Hacker News new | ask | show | jobs
by aeyes 925 days ago
As long as you have the correct LSN there is no way for this to go wrong.

If you resume replication with an incorrect LSN replication will break immediately. I have spent way too much time trying to do this on my own before the blog post was written and I have seen it fail over and over again.

To give you more confidence, try with the LSN from the "redo starts at" log message. It looks close but it will always fail.

1 comments

Sadly this isn't true. Postgres will happily replicate and skip data if you tell it too.

And there have been multiple bugs around logical replication in version ~10-15 that can cause data loss. None of these are directly related to lsn fiddling tho.

Indeed - People In The Know have some cocnerns with this approach: https://ardentperf.com/2021/07/26/postgresql-logical-replica... .
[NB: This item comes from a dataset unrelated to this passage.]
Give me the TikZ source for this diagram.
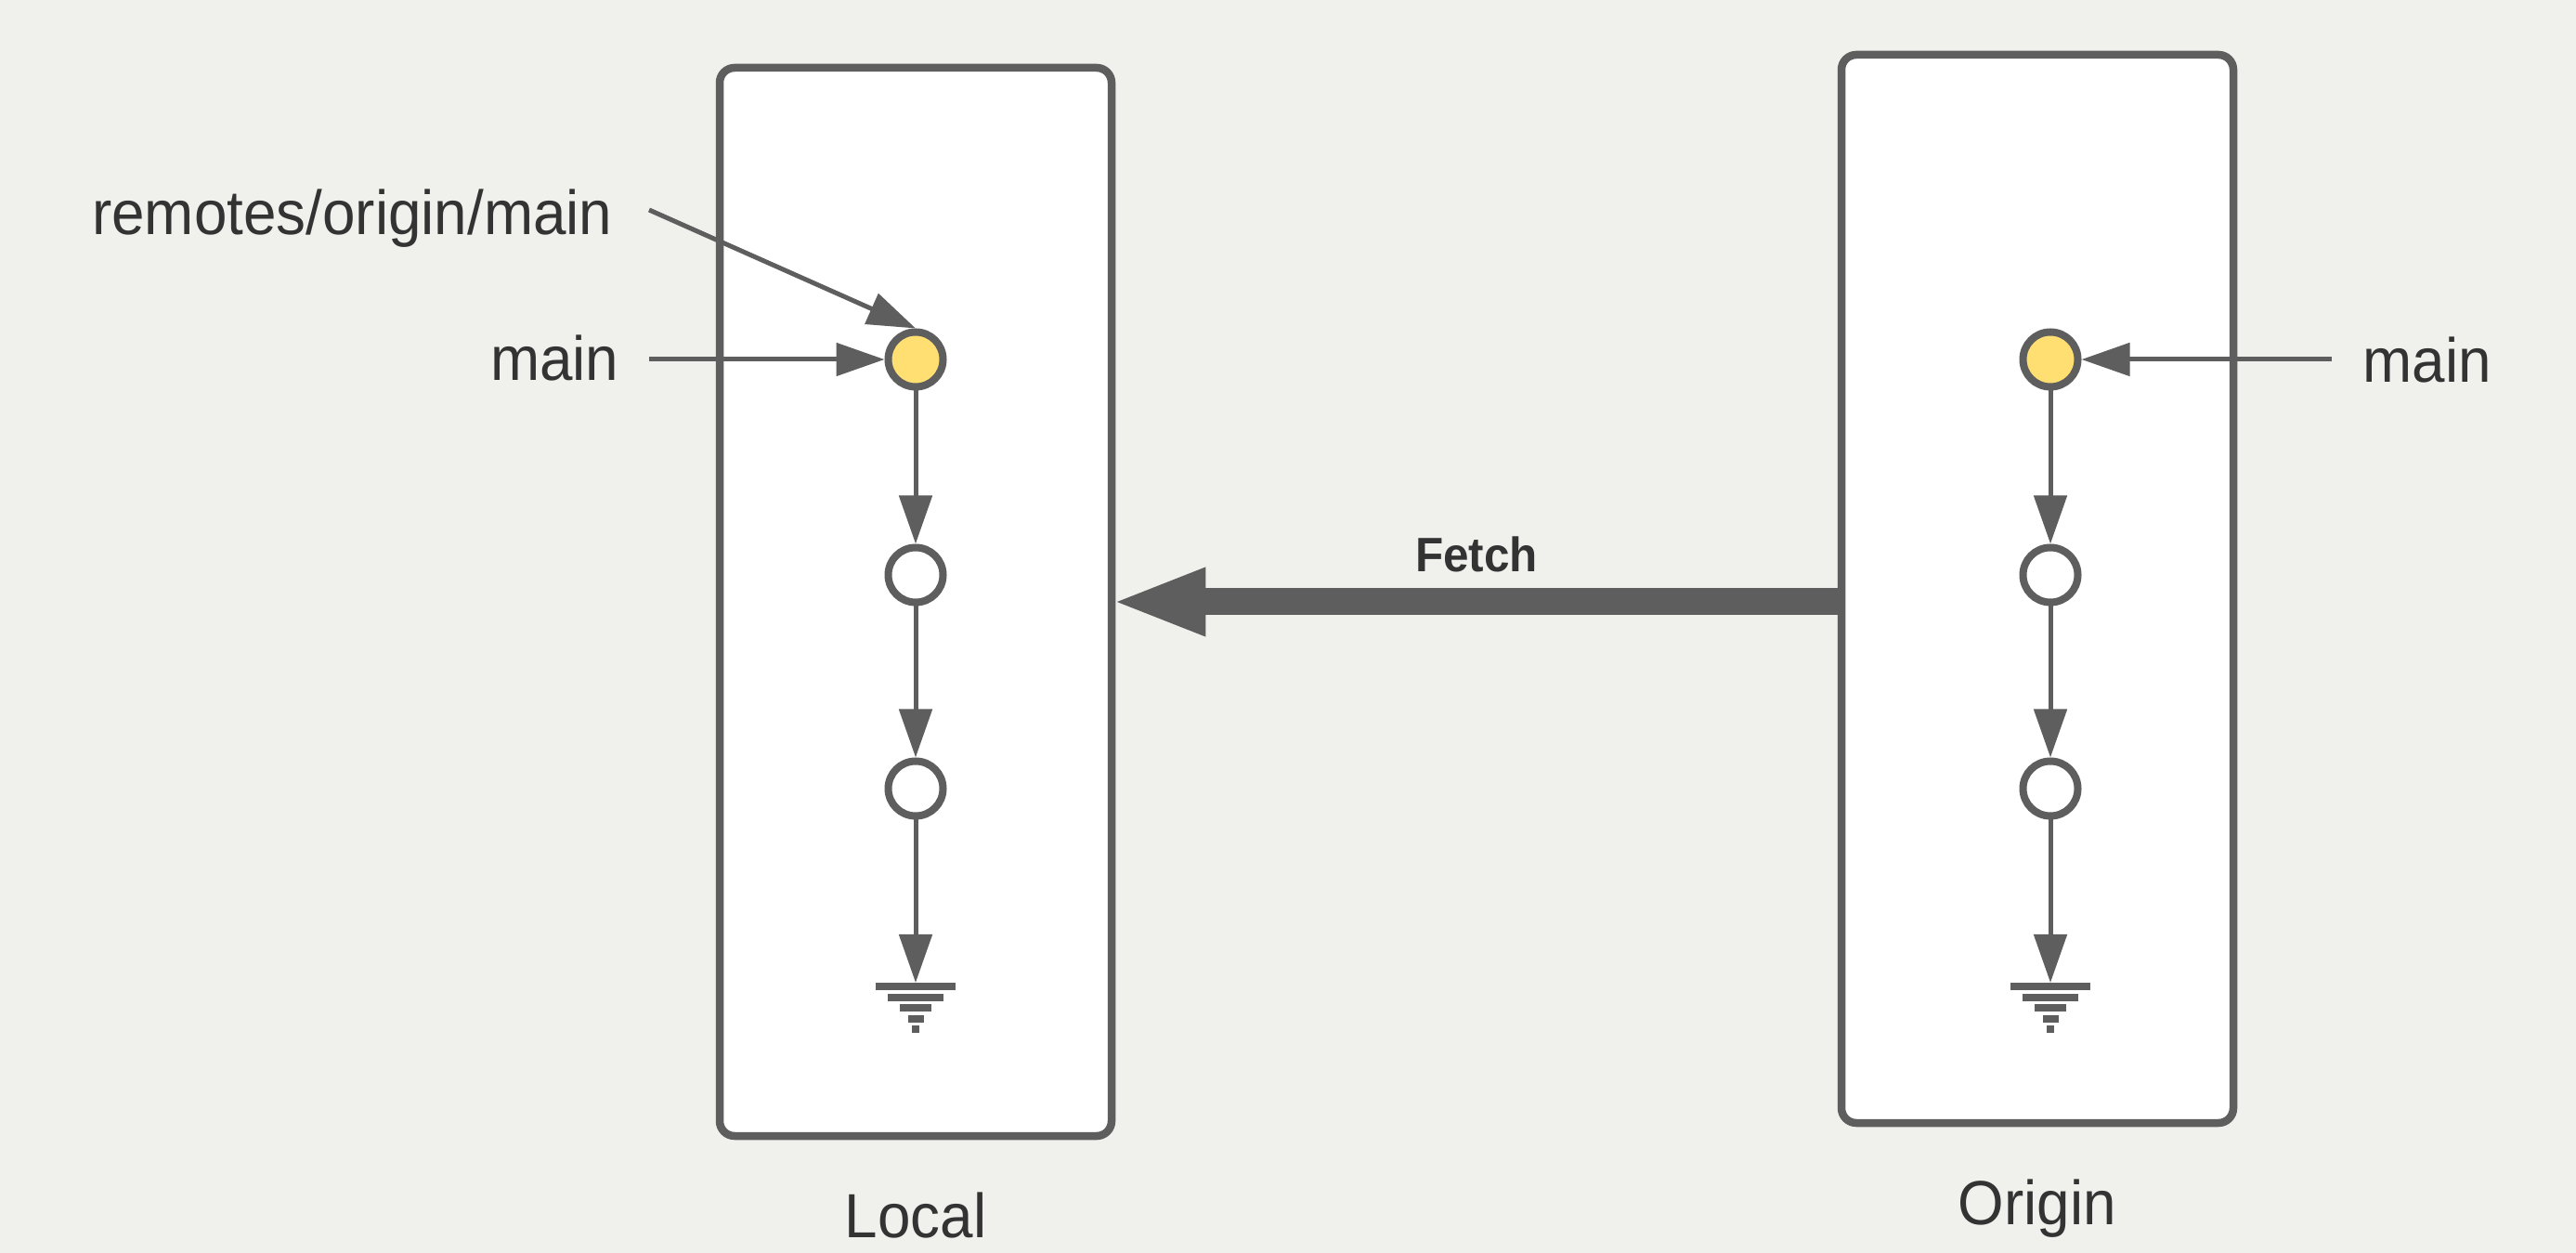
\documentclass[tikz,border=0pt]{standalone}
\usepackage{fontspec}
\setmainfont{Liberation Sans}[FakeStretch=0.95]
\usepackage{tikz}
\usetikzlibrary{arrows.meta,positioning,calc}
\definecolor{bggray}{HTML}{F0F0EC}
\definecolor{linegray}{HTML}{5E5E5E}
\definecolor{txtgray}{HTML}{333333}
\definecolor{headyellow}{HTML}{FFDF71}

\begin{document}
\begin{tikzpicture}[x=1cm,y=-1cm,
  repo/.style={draw=linegray,line width=0.085cm,rounded corners=0.16cm,fill=white,
    minimum width=4.22cm,minimum height=11.5cm,inner sep=0pt},
  commit/.style={circle,draw=linegray,line width=0.08cm,fill=white,minimum size=0.59cm,inner sep=0pt},
  head/.style={commit,fill=headyellow},
  link/.style={draw=linegray,line width=0.05cm,-{Triangle[length=0.52cm,width=0.35cm]}},
  lbl/.style={text=txtgray,font=\fontsize{19.1pt}{22pt}\selectfont,inner sep=0pt}]
  \fill[bggray] (0,0) rectangle (27.74,13.49);
  \useasboundingbox (0,0) rectangle (27.74,13.49);
  % repositories
  \node[repo] (local) at (9.86,6.48) {};
  \node[repo] (origin) at (21.94,6.34) {};
  \node[lbl,anchor=base] (locallbl) at (9.86,13.32) {Local};
  \node[lbl,anchor=base] (originlbl) at (21.94,13.18) {Origin};
  % local history
  \node[head] (l1) at (9.86,3.87) {};
  \node[commit] (l2) at (9.86,6.19) {};
  \node[commit] (l3) at (9.86,8.49) {};
  \coordinate (lroot) at (9.86,10.58);
  % origin history
  \node[head] (o1) at (22.08,3.87) {};
  \node[commit] (o2) at (22.08,6.19) {};
  \node[commit] (o3) at (22.08,8.49) {};
  \coordinate (oroot) at (22.08,10.58);
  \foreach \a/\b in {l1/l2,l2/l3,l3/lroot,o1/o2,o2/o3,o3/oroot}
    \draw[link] (\a) -- (\b);
  % root marks
  \foreach \r in {lroot,oroot}
    \foreach \w [count=\i from 0] in {0.86,0.60,0.34,0.17,0.08}
      \fill[linegray] ($(\r)+(-\w/2,0.115*\i)$) rectangle ++(\w,0.08);
  % refs
  \node[lbl,anchor=base east] (rom) at (6.60,2.53) {remotes/origin/main};
  \coordinate (romtail) at (6.99,2.26);
  \draw[link] (romtail) -- (l1.north);
  \node[lbl,anchor=base east] (lmain) at (6.67,4.10) {main};
  \coordinate (lmaintail) at (6.99,3.87);
  \draw[link] (lmaintail) -- (l1);
  \node[lbl,anchor=base west] (omain) at (25.44,4.12) {main};
  \coordinate (omaintail) at (25.11,3.87);
  \draw[link] (omaintail) -- (o1);
  % fetch
  \draw[linegray,line width=0.29cm,shorten >=-0.05cm,-{Triangle[length=1.02cm,width=0.66cm]}]
    (origin.west |- local.east) -- (local.east);
  \node[text=txtgray,font=\fontsize{14.8pt}{17pt}\selectfont\bfseries,anchor=base] (fetchlbl)
    at (15.90,6.16) {Fetch};
\end{tikzpicture}
\end{document}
At $work we did use this approach to upgrade a large, high throughput PG database, but to mitigate the risk we did a full checksum of the tables. This worked something like:

    * Set up logical replica, via 'instacart' approach
    * Attach physical replicas to the primary instance and the logical replica, wait for catchup
    * (very) briefly pause writes on the primary, and confirm catchup on the physical replicas
    * pause log replay on the physical replicas
    * resume writes on the primary
    * checksum the data in each physical replica, and compare
This approach required <1s write downtime on the primary for a very comprehensive data validation.